Katie is the founding owner of a popular restaurant named Seconds. Katie inhabits a room in Seconds and is woken up one night by a mysterious, white-haired girl named Lis, who gives Katie a notepad, a single mushroom, and instructions for her to follow to cast a "do-over" spell in order to fix her past mistakes. Katie finds more mushrooms under the floorboard in the restaurant and uses them to fix problems arising with the construction of a brand new restaurant, her relationship with her ex-boyfriend, and to prevent the injury of a waitress named Hazel. Despite Lis' rule of one mushroom per person, Katie ignores Lis' concerns and seeks to use the mushrooms to make her life perfect, but unintentionally creates more problems as a result and disrupts the balance of time and space.

Characters
Katie is the main character and founder of the restaurant, Seconds.  She wants to open up a new restaurant with her business partner, Arthur. However, she gets into quite the predicament when she gains the ability to rewrite the past.

Lis is the house spirit that haunts Seconds. She is the owner of the mushrooms that can rewrite the past and also the one who introduced Katie to these mushrooms; even though she only gave Katie one. Lis wears the outfits and eats the food that Hazel leaves at Seconds to keep her happy.

Arthur is Katie's new business partner who wants to open up a new restaurant, called Katie's, with her.

Max is Katie's ex-boyfriend that broke up with her when she didn't tell him about the new restaurant she wanted. They met when Max was working in the kitchen of Seconds.
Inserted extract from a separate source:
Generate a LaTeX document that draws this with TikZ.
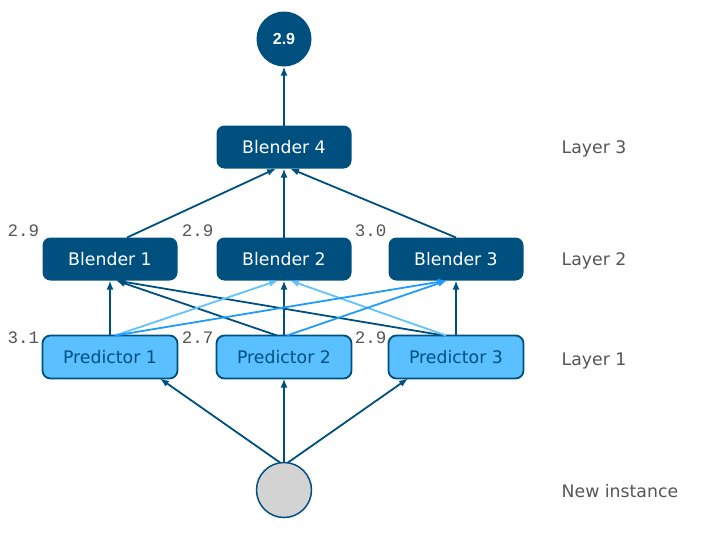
\documentclass[tikz,border=0pt]{standalone}
\usepackage{fontspec}
\setmainfont{DejaVu Sans}
\newfontfamily\typefont{Liberation Mono}
\newfontfamily\arialfont{Liberation Sans}
\usetikzlibrary{arrows.meta,positioning}
\definecolor{mork}{HTML}{00507F}
\definecolor{lys}{HTML}{5BC0FF}
\definecolor{lyspil}{HTML}{62C2FF}
\definecolor{midpil}{HTML}{1F9BFF}
\definecolor{gratekst}{HTML}{555555}
\definecolor{gra}{HTML}{D3D3D3}
\tikzset{
    %Define standard arrow tip
    >={Latex[length=9pt,width=7pt]},
    %Define style for boxes
    blendrect/.style={
           rectangle,
           rounded corners=8pt,
           fill=mork,
           text=white,
           outer sep=0pt,
           minimum width=135pt,
           minimum height=43pt,
           font=\fontsize{17.3}{20}\selectfont,
           text centered},
    predrect/.style={
           rectangle,
           rounded corners=8pt,
           draw=mork, line width=1.8pt,
           fill=lys,
           text=mork,
           outer sep=0pt,
           minimum width=135pt,
           minimum height=43pt,
           font=\fontsize{17.3}{20}\selectfont,
           text centered},
    punkt/.style={
           circle,
           outer sep=0pt,
           inner sep=0pt,
           minimum size=55pt},
    % Define text styles
    verdi/.style={
           inner sep=0pt,
           text=gratekst,
           font=\typefont\fontsize{17.5}{20}\selectfont},
    lag/.style={
           inner sep=0pt,
           anchor=west,
           text=gratekst,
           font=\fontsize{17.3}{20}\selectfont},
    % Define arrow style
    pil/.style={
           every edge/.style={
               draw=#1,
               ->,
               line width=1.8pt}},
    pil/.default=mork
}
\begin{document}
\begin{tikzpicture}[x=1pt,y=1pt,node distance=55pt,auto]
\useasboundingbox (0,0) rectangle (725,-539);
 %nodes
\node[predrect](p2) at (284,-357){Predictor 2};
\node[predrect, left=39pt of p2](p1){Predictor 1};
\node[predrect, right=37pt of p2](p3){Predictor 3};
\node[blendrect, above=of p1](b1){Blender 1};
\node[blendrect, above=of p2](b2){Blender 2};
\node[blendrect, above=of p3](b3){Blender 3};
\node[blendrect, above=69pt of b2](b4){Blender 4};
\node[punkt, fill=mork, text=white, font=\arialfont\bfseries\fontsize{16}{19}\selectfont, above=59pt of b4](ut){2.9};
\node[punkt, fill=gra, draw=mork, line width=1.5pt, below=84pt of p2](inn){};
 %values
\node[verdi] (v1) at ([shift={(-19pt,7pt)}]b1.north west) {2.9};
\node[verdi] (v2) at ([shift={(-19pt,7pt)}]b2.north west) {2.9};
\node[verdi] (v3) at ([shift={(-18pt,7pt)}]b3.north west) {3.0};
\node[verdi] (v4) at ([shift={(-19pt,-2.5pt)}]p1.north west) {3.1};
\node[verdi] (v5) at ([shift={(-19pt,-2.5pt)}]p2.north west) {2.7};
\node[verdi] (v6) at ([shift={(-18pt,-2.5pt)}]p3.north west) {2.9};
 %layers
\node[lag, right=38pt of b3, yshift=-1.5pt](l2){Layer 2};
\node[lag] (l3) at ([yshift=-1.5pt]l2.west |- b4) {Layer 3};
\node[lag] (l1) at ([yshift=-3.5pt]l2.west |- p3) {Layer 1};
\node[lag] (l0) at ([yshift=-1.5pt]l2.west |- inn) {New instance};
 %edges
 \path[pil]
    ([xshift=-4pt]inn.north) edge ([xshift=50pt]p1.south)
    (inn) edge (p2)
    ([xshift=4pt]inn.north) edge ([xshift=-48pt]p3.south)
    (p1) edge (b1)
    (p2) edge (b2)
    (p3) edge (b3)
    ([xshift=-7pt]p2.north) edge ([xshift=6pt]b1.south)
    ([xshift=-12pt]p3.north) edge ([xshift=6pt]b1.south)
    ([xshift=17pt]b1.north) edge ([xshift=-8pt]b4.south)
    (b2) edge (b4)
    (b3.north) edge ([xshift=6pt]b4.south)
    (b4) edge (ut);
 \path[pil=lyspil]
    ([xshift=5pt]p1.north) edge ([xshift=-6pt]b2.south)
    ([xshift=-10pt]p3.north) edge ([xshift=6pt]b2.south);
 \path[pil=midpil]
    ([xshift=5pt]p1.north) edge ([xshift=-9pt]b3.south)
    ([xshift=3pt]p2.north) edge ([xshift=-9pt]b3.south);
\end{tikzpicture}
\end{document}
He eventually gets back together with her unknowingly due to Katie and the mushrooms.

Hazel is a shy waitress that becomes close with Katie after she has an accident in which she burns her arms. However, Katie makes the accident not happen with the mushrooms. She lives with her grandmother and shops at thrift stores. It is revealed that Hazel leaves gifts for the house spirit, Lis, in order to keep her happy.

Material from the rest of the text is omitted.